Engadget writers need to follow Darren's fine example and use the word "contraption" more often.
Haven't video cards always off-loaded the cpu's work in regards to video processing. My understanding is that CUDA and Stream were for offloading other (not necessarily video) work to the gpu, Hence the first GP in GPGPU. Applying the massively parallel architecture of a gpu to problems that are inherently parallel. I have a 4 GPU Tesla machine at school and we use it for scientific computing (mostly vector and parallel algorithms).
Wouldn't it be more appropriate to compare Stream and CUDA based on their available functions and scaled speed up in regards to the number of individual processors on the units. They are api's after all, it doesn't make sense to make them hardware specific.

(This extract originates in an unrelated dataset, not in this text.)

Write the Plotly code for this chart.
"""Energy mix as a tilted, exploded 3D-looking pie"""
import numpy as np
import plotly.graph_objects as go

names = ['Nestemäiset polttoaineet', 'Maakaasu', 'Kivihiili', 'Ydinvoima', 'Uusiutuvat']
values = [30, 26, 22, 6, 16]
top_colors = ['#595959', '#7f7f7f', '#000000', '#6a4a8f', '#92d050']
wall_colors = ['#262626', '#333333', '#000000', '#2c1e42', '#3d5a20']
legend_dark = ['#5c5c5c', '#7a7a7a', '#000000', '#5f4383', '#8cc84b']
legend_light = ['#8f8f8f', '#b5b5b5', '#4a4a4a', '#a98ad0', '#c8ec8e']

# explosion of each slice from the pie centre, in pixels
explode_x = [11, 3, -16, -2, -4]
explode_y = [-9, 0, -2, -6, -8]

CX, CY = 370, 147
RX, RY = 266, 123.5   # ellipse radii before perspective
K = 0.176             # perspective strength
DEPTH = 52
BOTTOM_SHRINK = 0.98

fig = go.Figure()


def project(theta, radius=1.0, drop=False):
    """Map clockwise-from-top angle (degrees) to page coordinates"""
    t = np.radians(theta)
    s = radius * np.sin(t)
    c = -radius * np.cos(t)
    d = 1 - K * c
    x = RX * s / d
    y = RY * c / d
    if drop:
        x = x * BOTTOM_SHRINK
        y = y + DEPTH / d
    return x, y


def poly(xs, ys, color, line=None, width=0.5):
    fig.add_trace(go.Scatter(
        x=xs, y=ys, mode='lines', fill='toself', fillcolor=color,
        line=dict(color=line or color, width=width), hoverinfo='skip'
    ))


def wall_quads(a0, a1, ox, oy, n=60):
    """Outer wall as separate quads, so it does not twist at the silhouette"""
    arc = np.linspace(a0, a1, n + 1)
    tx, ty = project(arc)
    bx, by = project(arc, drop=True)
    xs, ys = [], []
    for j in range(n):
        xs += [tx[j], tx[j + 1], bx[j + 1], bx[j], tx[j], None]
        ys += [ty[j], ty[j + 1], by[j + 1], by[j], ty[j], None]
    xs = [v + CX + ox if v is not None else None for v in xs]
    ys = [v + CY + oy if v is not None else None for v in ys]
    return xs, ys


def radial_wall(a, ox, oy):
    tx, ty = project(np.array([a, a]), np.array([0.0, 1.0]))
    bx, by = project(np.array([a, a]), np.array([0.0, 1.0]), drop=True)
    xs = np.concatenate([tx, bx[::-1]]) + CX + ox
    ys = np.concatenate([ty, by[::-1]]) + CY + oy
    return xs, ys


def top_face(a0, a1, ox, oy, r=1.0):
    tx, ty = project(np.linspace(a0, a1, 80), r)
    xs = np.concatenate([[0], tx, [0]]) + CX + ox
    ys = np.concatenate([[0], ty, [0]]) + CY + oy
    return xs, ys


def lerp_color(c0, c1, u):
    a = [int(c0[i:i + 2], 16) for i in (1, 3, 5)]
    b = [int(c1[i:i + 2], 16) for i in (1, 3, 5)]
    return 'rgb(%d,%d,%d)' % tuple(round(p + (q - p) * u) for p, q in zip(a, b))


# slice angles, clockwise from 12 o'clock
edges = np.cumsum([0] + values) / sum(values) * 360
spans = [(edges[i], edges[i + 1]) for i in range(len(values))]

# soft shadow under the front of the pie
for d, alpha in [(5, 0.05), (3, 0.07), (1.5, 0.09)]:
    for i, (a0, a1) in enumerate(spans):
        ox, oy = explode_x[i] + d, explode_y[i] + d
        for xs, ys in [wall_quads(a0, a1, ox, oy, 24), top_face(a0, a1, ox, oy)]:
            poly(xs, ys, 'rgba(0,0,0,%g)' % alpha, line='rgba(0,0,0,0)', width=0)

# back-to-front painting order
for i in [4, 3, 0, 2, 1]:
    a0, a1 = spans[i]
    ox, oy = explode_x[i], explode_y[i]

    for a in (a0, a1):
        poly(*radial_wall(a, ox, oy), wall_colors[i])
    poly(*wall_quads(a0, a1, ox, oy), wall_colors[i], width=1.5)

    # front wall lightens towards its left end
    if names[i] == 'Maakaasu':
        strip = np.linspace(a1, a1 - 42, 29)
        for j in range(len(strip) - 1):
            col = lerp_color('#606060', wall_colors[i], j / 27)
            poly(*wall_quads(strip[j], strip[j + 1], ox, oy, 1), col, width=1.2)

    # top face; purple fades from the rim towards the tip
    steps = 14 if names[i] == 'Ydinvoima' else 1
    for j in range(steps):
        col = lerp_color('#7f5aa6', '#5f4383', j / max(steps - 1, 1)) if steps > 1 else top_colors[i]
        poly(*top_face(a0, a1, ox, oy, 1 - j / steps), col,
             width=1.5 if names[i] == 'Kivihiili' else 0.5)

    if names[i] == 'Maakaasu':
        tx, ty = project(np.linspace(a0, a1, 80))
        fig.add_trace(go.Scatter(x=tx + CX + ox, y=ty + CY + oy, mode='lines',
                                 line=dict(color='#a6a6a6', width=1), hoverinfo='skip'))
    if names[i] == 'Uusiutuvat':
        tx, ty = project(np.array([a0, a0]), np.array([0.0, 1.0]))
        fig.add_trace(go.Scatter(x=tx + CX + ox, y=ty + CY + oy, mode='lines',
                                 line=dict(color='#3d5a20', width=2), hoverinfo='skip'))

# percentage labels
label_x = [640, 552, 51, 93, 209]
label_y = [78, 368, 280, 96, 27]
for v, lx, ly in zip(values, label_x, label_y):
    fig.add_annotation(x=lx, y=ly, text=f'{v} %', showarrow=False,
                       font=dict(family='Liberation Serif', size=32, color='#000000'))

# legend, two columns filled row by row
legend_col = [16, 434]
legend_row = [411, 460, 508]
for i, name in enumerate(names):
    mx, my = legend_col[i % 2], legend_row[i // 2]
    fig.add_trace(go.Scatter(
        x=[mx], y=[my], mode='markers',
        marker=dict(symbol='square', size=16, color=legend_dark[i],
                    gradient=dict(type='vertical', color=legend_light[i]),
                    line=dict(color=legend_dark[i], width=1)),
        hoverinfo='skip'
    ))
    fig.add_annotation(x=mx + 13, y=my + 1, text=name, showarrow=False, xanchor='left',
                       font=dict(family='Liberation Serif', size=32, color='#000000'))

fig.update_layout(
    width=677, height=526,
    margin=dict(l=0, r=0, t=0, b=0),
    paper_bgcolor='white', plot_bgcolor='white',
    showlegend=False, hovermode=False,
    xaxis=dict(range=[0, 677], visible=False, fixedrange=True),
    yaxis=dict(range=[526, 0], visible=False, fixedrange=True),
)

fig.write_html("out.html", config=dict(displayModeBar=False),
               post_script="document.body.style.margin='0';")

An added note is that a colleague of a professor of mine who had been using gpu's for non-graphics purposes long before either cuda or stream said both architectures dramatically detracted from performance.
I'd bet most people in most applications wouldn't be able to see the difference between the performance "boost" and the better quality image.
How can NVidia be faster and ATI better image quality. If you played crysis on medium would the ati card look better??? Wont both be on medium so they both have the same image quality?
This article is stupid. Although CUDA and STREAM take graphics processing strain away from the CPU more, that is not this technologies greatest benefit....
The idea is that they will be used to process more than graphics. A graphics card processes 1080x1920 things in miliseconds all at once. Imagine having a 280-core cpu or more that can process 280 things at once (GTX 280 stream processors number I think). That is what this is. A CPU will always be needed to run the kernels, but a GPU will become the new multi-core eventually.